I will throw in a different perspective - if you school does not offer AP courses (many strong independent schools do not) - then self studying and taking the exam should be viewed in a positive light by many colleges.

To not give away my children’s school - but a competitive private school often brought up on CC due to college placement rates does not offer AP courses - yet 40% of the graduating class report at least 2 AP scores of 4 or 5. This is listed in the school profile with the majority for Calc A/C, B/C, Chem, Comp Science and US History. So, to be a more competitive applicant from this school - you need to self study and take AP tests.

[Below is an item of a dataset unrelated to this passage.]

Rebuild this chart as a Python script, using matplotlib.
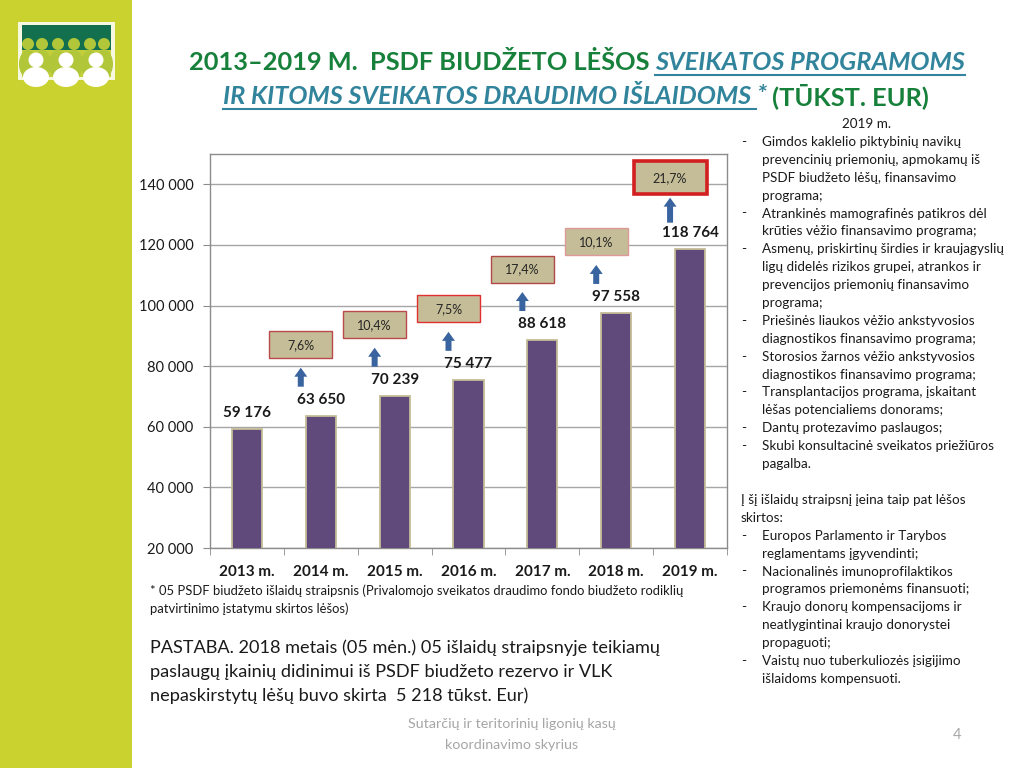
import matplotlib
matplotlib.use("Agg")
import matplotlib.pyplot as plt
import numpy as np
from matplotlib.patches import Rectangle, FancyArrow, Ellipse
from matplotlib.transforms import Affine2D, ScaledTranslation
from matplotlib.ticker import FuncFormatter, FixedLocator

plt.rcParams['font.family'] = ['Lato', 'DejaVu Sans']

# ---- data ----
years = ['2013 m.', '2014 m.', '2015 m.', '2016 m.', '2017 m.', '2018 m.', '2019 m.']
values = [59176, 63650, 70239, 75477, 88618, 97558, 118764]
growth = [None, '7,6%', '10,4%', '7,5%', '17,4%', '10,1%', '21,7%']
y_ticks = [20000, 40000, 60000, 80000, 100000, 120000, 140000]

right_lines = [
    (0, '2019 m.'),
    (1, 'Gimdos kaklelio piktybinių navikų'),
    (2, 'prevencinių priemonių, apmokamų iš'),
    (2, 'PSDF biudžeto lėšų, finansavimo'),
    (2, 'programa;'),
    (1, 'Atrankinės mamografinės patikros dėl'),
    (2, 'krūties vėžio finansavimo programa;'),
    (1, 'Asmenų, priskirtinų širdies ir kraujagyslių'),
    (2, 'ligų didelės rizikos grupei, atrankos ir'),
    (2, 'prevencijos priemonių finansavimo'),
    (2, 'programa;'),
    (1, 'Priešinės liaukos vėžio ankstyvosios'),
    (2, 'diagnostikos finansavimo programa;'),
    (1, 'Storosios žarnos vėžio ankstyvosios'),
    (2, 'diagnostikos finansavimo programa;'),
    (1, 'Transplantacijos programa, įskaitant'),
    (2, 'lėšas potencialiems donorams;'),
    (1, 'Dantų protezavimo paslaugos;'),
    (1, 'Skubi konsultacinė sveikatos priežiūros'),
    (2, 'pagalba.'),
    (3, ''),
    (3, 'Į šį išlaidų straipsnį įeina taip pat lėšos'),
    (3, 'skirtos:'),
    (1, 'Europos Parlamento ir Tarybos'),
    (2, 'reglamentams įgyvendinti;'),
    (1, 'Nacionalinės imunoprofilaktikos'),
    (2, 'programos priemonėms finansuoti;'),
    (1, 'Kraujo donorų kompensacijoms ir'),
    (2, 'neatlygintinai kraujo donorystei'),
    (2, 'propaguoti;'),
    (1, 'Vaistų nuo tuberkuliozės įsigijimo'),
    (2, 'išlaidoms kompensuoti.'),
]

footnote = ['* 05 PSDF biudžeto išlaidų straipsnis (Privalomojo sveikatos draudimo fondo biudžeto rodiklių',
            'patvirtinimo įstatymu skirtos lėšos)']
note = ['PASTABA. 2018 metais (05 mėn.) 05 išlaidų straipsnyje teikiamų',
        'paslaugų įkainių didinimui iš PSDF biudžeto rezervo ir VLK',
        'nepaskirstytų lėšų buvo skirta  5 218 tūkst. Eur)']
footer = ['Sutarčių ir teritorinių ligonių kasų', 'koordinavimo skyrius']

W, H = 1024, 768
fig = plt.figure(figsize=(W / 100, H / 100), dpi=100)
fig.patch.set_facecolor('white')


def fx(px):
    return px / W


def fy(py):
    return 1 - py / H


def fh(ph):
    return ph / H


# ---- left sidebar and logo ----
fig.add_artist(Rectangle((0, 0), fx(132), 1, transform=fig.transFigure,
                         facecolor='#c9d22e', edgecolor='none', zorder=0))
fig.add_artist(Rectangle((fx(18), fy(80)), fx(97), fh(58), transform=fig.transFigure,
                         facecolor='#f6f8e0', edgecolor='none', zorder=1))
fig.add_artist(Rectangle((fx(22), fy(77)), fx(89), fh(52), transform=fig.transFigure,
                         facecolor='#c3cf3a', edgecolor='none', zorder=1))
fig.add_artist(Rectangle((fx(22), fy(50)), fx(89), fh(25), transform=fig.transFigure,
                         facecolor='#13704e', edgecolor='none', zorder=1))
for cx in [28, 42, 58, 74, 90, 104]:
    fig.add_artist(Ellipse((fx(cx), fy(44)), fx(12), fh(12), transform=fig.transFigure,
                           facecolor='#b2c63a', edgecolor='none', zorder=2))
    fig.add_artist(Ellipse((fx(cx), fy(64)), fx(18), fh(28), transform=fig.transFigure,
                           facecolor='#b2c63a', edgecolor='none', zorder=2))
for cx in [36, 66, 96]:
    fig.add_artist(Ellipse((fx(cx), fy(60)), fx(15), fh(15), transform=fig.transFigure,
                           facecolor='white', edgecolor='none', zorder=3))
    fig.add_artist(Ellipse((fx(cx), fy(77)), fx(26), fh(20), transform=fig.transFigure,
                           facecolor='white', edgecolor='none', zorder=3))

# ---- title (mixed styles) ----
green = '#17803a'
teal = '#31849b'
renderer = fig.canvas.get_renderer()


def draw_line(parts, cy, center_x):
    texts = []
    for s, color, italic, underline in parts:
        t = fig.text(0, fy(cy), s, color=color, fontsize=18.3, fontweight='bold',
                     fontstyle='italic' if italic else 'normal', va='center', ha='left')
        texts.append((t, underline, color))
    widths = [t.get_window_extent(renderer).width for t, _, _ in texts]
    x = center_x - sum(widths) / 2
    for (t, underline, color), w in zip(texts, widths):
        t.set_x(fx(x))
        if underline:
            fig.add_artist(plt.Line2D([fx(x), fx(x + w)], [fy(cy + 13), fy(cy + 13)],
                                      transform=fig.transFigure, color=color, lw=1.5))
        x += w


draw_line([('2013–2019 M.  PSDF BIUDŽETO LĖŠOS ', green, False, False),
           ('SVEIKATOS PROGRAMOMS', teal, True, True)], 62, 577)
draw_line([('IR KITOMS SVEIKATOS DRAUDIMO IŠLAIDOMS ', teal, True, True),
           ('*', teal, True, False),
           (' (TŪKST. EUR)', green, False, False)], 96, 576)

# ---- chart ----
ax = fig.add_axes([fx(210), fy(548), fx(727 - 210), fy(154) - fy(548)])
x = np.arange(len(years))
ax.bar(x, values, width=0.41, color='#5f4a7b', edgecolor='#c4bd97', linewidth=1.3, zorder=3)
ax.set_xlim(-0.5, len(years) - 0.5)
ax.set_ylim(20000, 150000)
ax.set_yticks(y_ticks)
ax.yaxis.set_major_formatter(FuncFormatter(lambda v, p: f'{v:,.0f}'.replace(',', ' ')))
ax.set_xticks(x)
ax.set_xticklabels(years, fontsize=11, fontweight='bold', color='#1a1a1a')
ax.xaxis.set_minor_locator(FixedLocator(np.arange(-0.5, len(years), 1.0)))
ax.tick_params(axis='x', which='major', length=0, pad=12)
ax.tick_params(axis='x', which='minor', length=5, color='#8c8c8c', direction='out')
ax.tick_params(axis='y', length=5, color='#8c8c8c', labelsize=10.5, pad=7, labelcolor='#1a1a1a')
ax.grid(axis='y', color='#a6a6a6', lw=1, zorder=0)
for sp in ax.spines.values():
    sp.set_color('#8c8c8c')
    sp.set_linewidth(1)


def px_at(xd, yd, dx, dy):
    return Affine2D().translate(dx, dy) + ScaledTranslation(xd, yd, ax.transData)


for i, v in enumerate(values):
    ax.annotate(f'{v:,}'.replace(',', ' '), xy=(i, v), xytext=(0, 16), textcoords='offset pixels',
                ha='center', va='center', fontsize=11, fontweight='bold', color='#1a1a1a', zorder=4)
    if growth[i] is None:
        continue
    last = i == len(values) - 1
    bw, bh = (73, 33) if last else (63, 27)
    ec = '#d21f1f' if last else ['#b94a48', '#b94a48', '#e03030', '#b04848', '#dc9a98'][i - 1]
    lw = 2.6 if last else 1.0
    ax.add_patch(Rectangle((-bw / 2, -bh / 2), bw, bh, transform=px_at(i, v, -20, 71),
                           facecolor='#c4bd97', edgecolor=ec, lw=lw, clip_on=False, zorder=5))
    ax.annotate(growth[i], xy=(i, v), xytext=(-20, 71), textcoords='offset pixels',
                ha='center', va='center', fontsize=9, color='#262626', zorder=6,
                annotation_clip=False)
    y0, ln = (26, 25) if last else (29, 19)
    ax.add_patch(FancyArrow(0, y0, 0, ln, width=6, head_width=13, head_length=9,
                            length_includes_head=True, transform=px_at(i, v, -20, 0),
                            facecolor='#3a64a0', edgecolor='none', clip_on=False, zorder=5))

# ---- right text block ----
fs_r = 9.7
for k, (kind, s) in enumerate(right_lines):
    yy = fy(124 + k * 17.9)
    if kind == 0:
        fig.text(fx(866), yy, s, fontsize=fs_r, ha='center', va='center', color='#1a1a1a')
    elif kind == 1:
        fig.text(fx(741), yy, '-', fontsize=fs_r, ha='left', va='center', color='#1a1a1a')
        fig.text(fx(762), yy, s, fontsize=fs_r, ha='left', va='center', color='#1a1a1a')
    elif kind == 2:
        fig.text(fx(762), yy, s, fontsize=fs_r, ha='left', va='center', color='#1a1a1a')
    else:
        fig.text(fx(741), yy, s, fontsize=fs_r, ha='left', va='center', color='#1a1a1a')

# ---- notes ----
for k, s in enumerate(footnote):
    fig.text(fx(150), fy(591 + k * 18), s, fontsize=9.4, ha='left', va='center', color='#1a1a1a')
for k, s in enumerate(note):
    fig.text(fx(150), fy(648 + k * 24), s, fontsize=13.1, ha='left', va='center', color='#1a1a1a')
for k, s in enumerate(footer):
    fig.text(fx(512), fy(724 + k * 21), s, fontsize=10.3, ha='center', va='center', color='#a6a6a6')
fig.text(fx(957), fy(735), '4', fontsize=10.5, ha='center', va='center', color='#a6a6a6')

fig.savefig('out.png', dpi=100)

@coffeeat3 IMO the case you described (which also occurs in our HS which does not have AP classes) is different from self studying – in the scenario you described the students are taking a related class in HS (even if it isn’t designated as an AP class). They are learning from a teacher, taking exams, doing assignments throughout the year etc. They may self-study for any gaps and to learn the format of the AP exam but most of the learning is done in school. In the OP’s case he/she is planning to study just from a review book and take an AP exam with no related coursework.

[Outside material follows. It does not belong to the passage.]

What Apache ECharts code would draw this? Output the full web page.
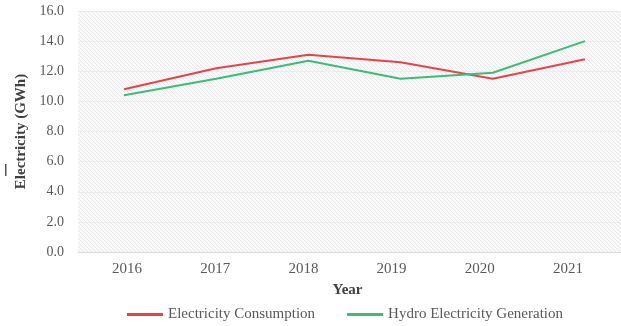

@happy1 - the way I read the OP’s post was the plan to take the course online and then the exam - not without course instruction. I thought they were concerned it wasn’t a traditional in person experience - and may not be viewed as the same by colleges, so I provided an example of another less traditional way.

That was the original question. It then morphed into “What about self-studying?”

I understand. Thanks for the help guys, but would colleges still view online classes the same way as in-person classes considering that I am doing all the work?

My school only offers three AP classes that I am ineligible to take with the exception of CS Principles. The classes that I am ineligible for are AP History and Bio. Seniors have a HUGE variety of AP classes, but juniors don’t for some reason… What is worse is that I cannot take any honors classes besides Latin so I am stuck with one AP and one honors, which definitely isn’t rigorous at all… That is why I am taking online APs and was worried they may be looked down upon in comparison to in-person AP classes. Do you think colleges would be skeptical as to why I did not take these APs in person? Could I explain that there was a scheduling problem because I am a transfer student? I am just worried colleges will not think these courses are as rigorous or as validated as in-person courses.

A few comments:

– If you were unable to take AP classes because you transferred into a school then that must be addressed by your guidance counselor in his/her letter of recommendation to colleges. It is definitely not something you should explain.

–My guess is that with your weighted GPA of 3.1/5 (from another post) that you simply did not qualify for other AP classes in your HS at this time.

–I recommend you spend your time and energy doing as well as you possibly can in your actual HS classes.

–In another post you said you were taking two APs in school this year (Comp Sci and Environmental Science) – now you are down to one? What happened?

–If you have extra time get involved in ECs you care about. Colleges are looking for people who are involved in their school and or community – not just academic drones.

–To be clear self-studying does nothing for you in terms of college admissions.